Apart from this caveat, Gordon Brown could not have asked for a more positive assessment on the eve of Tuesday's Budget. The IMF said: "The United Kingdom has significantly improved the architecture of macro-economic policymaking." It went on: "Executive Directors commended the authorities for the UK's impressive economic performance."
A Treasury statement welcomed the findings of the annual "Article IV" consultation. It said: "The Government is now addressing the fundamental structural weaknesses which have held Britain back for decades."
The IMF had special praise for the operational independence of the Bank of England and for the openness of its decisions. Britain had set an example other countries should follow, it said.
The fund welcomed the symmetric inflation target, which allowed the Bank to cut interest rates rapidly as growth slowed. "Monetary and fiscal policies are in a good position to ensure that the slowdown will be limited and of short duration."
The assessment said the Chancellor must stick to his plans to keep government borrowing low, saying his rules to limit current spending and keep the national debt at a sustainable level "did not impose clear enough limits on future policies". It urged him to go further in improving the transparency of fiscal policy, publishing more detail on public spending and on "tax expenditures" such as the new Working Families Tax Credit.
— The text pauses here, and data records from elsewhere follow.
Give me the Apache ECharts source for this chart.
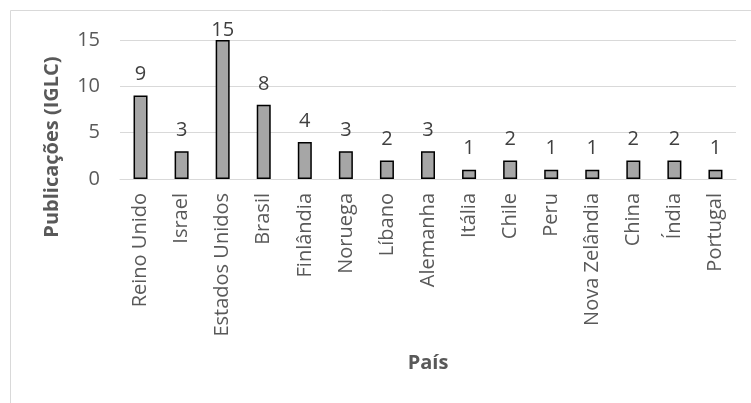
<!DOCTYPE html>
<html>
<head>
<meta charset="utf-8">
<script src="https://cdn.jsdelivr.net/npm/echarts@6/dist/echarts.min.js"></script>
<style>
  html, body { margin: 0; padding: 0; background: #fff; }
  #mychart { width: 751px; height: 403px; }
</style>
</head>
<body>
<div id="mychart"></div>
<script>
// dados
var paises = ['Reino Unido', 'Israel', 'Estados Unidos', 'Brasil', 'Finlândia', 'Noruega', 'Líbano',
  'Alemanha', 'Itália', 'Chile', 'Peru', 'Nova Zelândia', 'China', 'Índia', 'Portugal'];
var publicacoes = [9, 3, 15, 8, 4, 3, 2, 3, 1, 2, 1, 1, 2, 2, 1];
var yTicks = [0, 5, 10, 15];

var fonte = '"Open Sans", sans-serif';
var cinza = '#595959';

var myChart = echarts.init(document.getElementById('mychart'));
var maxVal = Math.max.apply(null, publicacoes);

var option = {
  backgroundColor: '#fff',
  animation: false,
  graphic: [{
    type: 'rect',
    shape: { x: 10.5, y: 10.5, width: 800, height: 500 },
    style: { fill: 'none', stroke: '#d9d9d9', lineWidth: 1 },
    silent: true
  }],
  grid: { left: 120, right: 15, top: 40, bottom: 224, containLabel: false },
  xAxis: {
    type: 'category',
    data: paises,
    name: 'País',
    nameLocation: 'middle',
    nameGap: 174,
    nameTextStyle: { fontFamily: fonte, fontWeight: 'bold', fontSize: 20, color: cinza },
    axisLine: { lineStyle: { color: '#d9d9d9', width: 1 } },
    axisTick: { show: false },
    axisLabel: { rotate: 90, interval: 0, margin: 14, fontFamily: fonte, fontSize: 20, color: cinza }
  },
  yAxis: {
    type: 'value',
    min: yTicks[0],
    max: yTicks[yTicks.length - 1],
    interval: 5,
    name: 'Publicações (IGLC)',
    nameLocation: 'middle',
    nameGap: 58,
    nameTextStyle: { fontFamily: fonte, fontWeight: 'bold', fontSize: 20, color: cinza, padding: [0, 75, 0, 0] },
    axisLine: { show: false },
    axisTick: { show: false },
    axisLabel: { margin: 20, fontFamily: fonte, fontSize: 20, color: cinza },
    splitLine: { lineStyle: { color: '#d9d9d9', width: 1 } }
  },
  series: [{
    type: 'bar',
    barWidth: 14,
    data: publicacoes.map(function (v) {
      // rótulo do maior valor fica colado na barra (como no Excel)
      return v === maxVal ? { value: v, label: { distance: 0 } } : v;
    }),
    itemStyle: { color: '#a6a6a6', borderColor: '#000', borderWidth: 1.5 },
    label: { show: true, position: 'top', distance: 11, fontFamily: fonte, fontSize: 20, color: '#404040' }
  }]
};
myChart.setOption(option);
</script>
</body>
</html>
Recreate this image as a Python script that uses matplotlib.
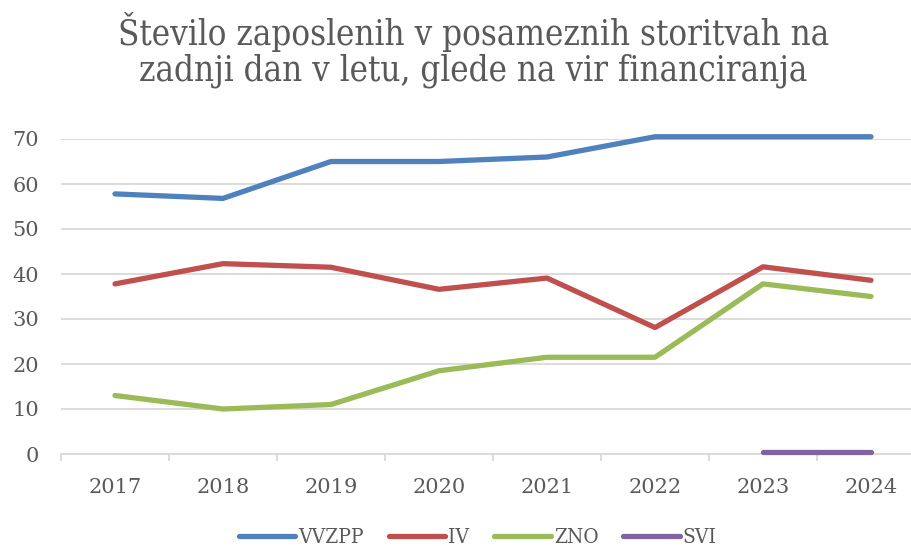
import matplotlib.pyplot as plt

years = ['2017', '2018', '2019', '2020', '2021', '2022', '2023', '2024']
vvzpp = [57.8, 56.8, 65, 65, 66, 70.5, 70.5, 70.5]
iv = [37.8, 42.3, 41.5, 36.6, 39.1, 28.1, 41.6, 38.6]
zno = [13.0, 10.0, 11.0, 18.5, 21.5, 21.5, 37.8, 35.0]
svi = [None, None, None, None, None, None, 0.5, 0.5]

series = [('VVZPP', vvzpp, '#4F81BD'),
          ('IV', iv, '#C0504D'),
          ('ZNO', zno, '#9BBB59'),
          ('SVI', svi, '#8064A2')]

fig = plt.figure(figsize=(9.12, 5.46), dpi=100)
ax = fig.add_axes([61 / 912, 92 / 546, 864 / 912, 315 / 546])

x = list(range(len(years)))
for name, vals, col in series:
    xs = [i for i, v in zip(x, vals) if v is not None]
    ys = [v for v in vals if v is not None]
    ax.plot(xs, ys, color=col, lw=3.8, label=name, solid_capstyle='round',
            solid_joinstyle='round', clip_on=False, zorder=3)

ax.set_xlim(-0.5, 7.5)
ax.set_ylim(0, 70)
ax.set_yticks(range(0, 71, 10))
ax.grid(axis='y', color='#D9D9D9', lw=1.3)
ax.set_axisbelow(True)
for s in ['top', 'right', 'left']:
    ax.spines[s].set_visible(False)
ax.spines['bottom'].set_color('#D9D9D9')
ax.spines['bottom'].set_linewidth(1.3)

ax.set_xticks(x)
ax.set_xticklabels(years)
ax.set_xticks([i + 0.5 for i in range(-1, 8)], minor=True)
ax.tick_params(axis='x', which='major', length=0, pad=17)
ax.tick_params(axis='x', which='minor', length=5, width=1.3, color='#D9D9D9')
ax.tick_params(axis='y', length=0, pad=16)
for lab in ax.get_xticklabels() + ax.get_yticklabels():
    lab.set_fontfamily('DejaVu Serif')
    lab.set_fontsize(15)
    lab.set_color('#595959')

fig.suptitle('Število zaposlenih v posameznih storitvah na\nzadnji dan v letu, glede na vir financiranja',
             x=0.519, y=0.978, fontsize=25, color='#595959', family='DejaVu Serif',
             fontstretch='condensed', linespacing=1.07)

leg = fig.legend(loc='center', bbox_to_anchor=(0.524, 0.015), ncol=4, frameon=False,
                 prop={'family': 'DejaVu Serif', 'stretch': 'condensed', 'size': 15},
                 handlelength=2.7, handletextpad=0.15, columnspacing=1.2)
for t in leg.get_texts():
    t.set_color('#595959')

fig.savefig('out.png', dpi=100)
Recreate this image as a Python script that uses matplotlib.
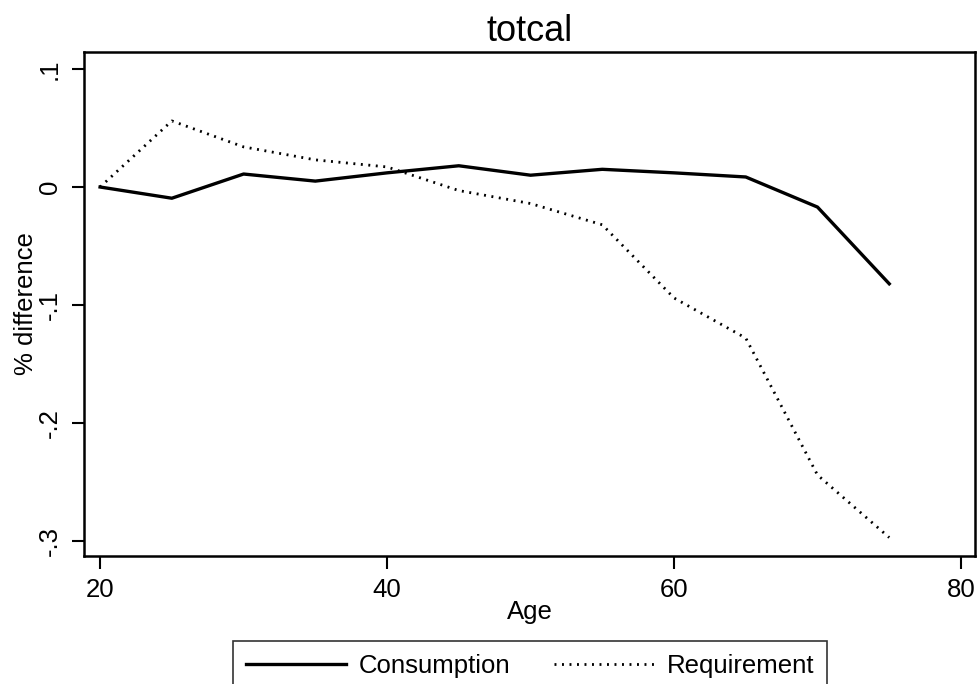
import matplotlib
matplotlib.use("Agg")
import matplotlib.pyplot as plt

plt.rcParams["font.family"] = ["Liberation Sans", "DejaVu Sans"]

age = [20, 25, 30, 35, 40, 45, 50, 55, 60, 65, 70, 75]
consumption = [0.0, -0.0095, 0.011, 0.005, 0.012, 0.018, 0.010, 0.015, 0.012, 0.0085, -0.017, -0.082]
requirement = [0.0, 0.056, 0.034, 0.023, 0.017, -0.003, -0.014, -0.032, -0.094, -0.128, -0.244, -0.297]

yticks = [0.1, 0.0, -0.1, -0.2, -0.3]
ytick_labels = [".1", "0", "-.1", "-.2", "-.3"]
xticks = [20, 40, 60, 80]

fig = plt.figure(figsize=(9.77, 6.84), dpi=100)
ax = fig.add_axes([0.086, 0.187, 0.912, 0.737])

ax.plot(age, consumption, color="black", lw=2.4, solid_joinstyle="round",
        label="Consumption")
ax.plot(age, requirement, color="black", lw=2.0, linestyle=(0, (0.7, 2.0)),
        label="Requirement")

ax.set_xlim(18.88, 80.98)
ax.set_ylim(-0.3127, 0.1144)
ax.set_xticks(xticks)
ax.set_yticks(yticks)
ax.set_yticklabels(ytick_labels, rotation=90, va="center")
ax.tick_params(axis="both", direction="out", length=9, width=1.5,
               labelsize=18.5, color="black", pad=7)

for s in ax.spines.values():
    s.set_linewidth(1.8)
    s.set_color("black")

ax.set_title("totcal", fontsize=26, pad=8)
ax.set_xlabel("Age", fontsize=18.5, labelpad=-2)
ax.set_ylabel("% difference", fontsize=18.5, labelpad=0)

leg = fig.legend(loc="upper center", bbox_to_anchor=(0.5425, 0.063), ncol=2,
                 fontsize=18.5, frameon=True, fancybox=False, handlelength=3.9,
                 columnspacing=1.7, handletextpad=0.5, borderpad=0.5,
                 borderaxespad=0)
leg.get_frame().set_edgecolor("black")
leg.get_frame().set_linewidth(1.2)

fig.savefig("out.png", dpi=100)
The summary also noted that some of the fund's board of directors were concerned that the national minimum wage could have an adverse effect on jobs.
However, it welcomed the broad thrust of the welfare-to-work measures introduced by the Government. Indeed, it recommended more of the same in order to shrink the poverty trap, although recognising that this would require extra public spending.
The IMF's forecast of growth of 0.8 per cent in 1999 is, as with other recent forecasts, below the 1 to 1.5 per cent predicted by the Treasury in November's Pre-Budget Report. The Chancellor has decided nevertheless to stick to his more upbeat forecast, a move likely to raise some eyebrows in the City.
Inflation will hit the 2.5 per cent target, while unemployment will edge up to 5 per cent on average in 1999, according to the report. The strong pound means that the trade balance is holding growth back. The balance of payments deficit is expected to widen further this year.
The Government's commitment to stability had created a virtuous circle of greater confidence, rising demand, job gains, reduced unemployment and higher asset prices, the IMF said.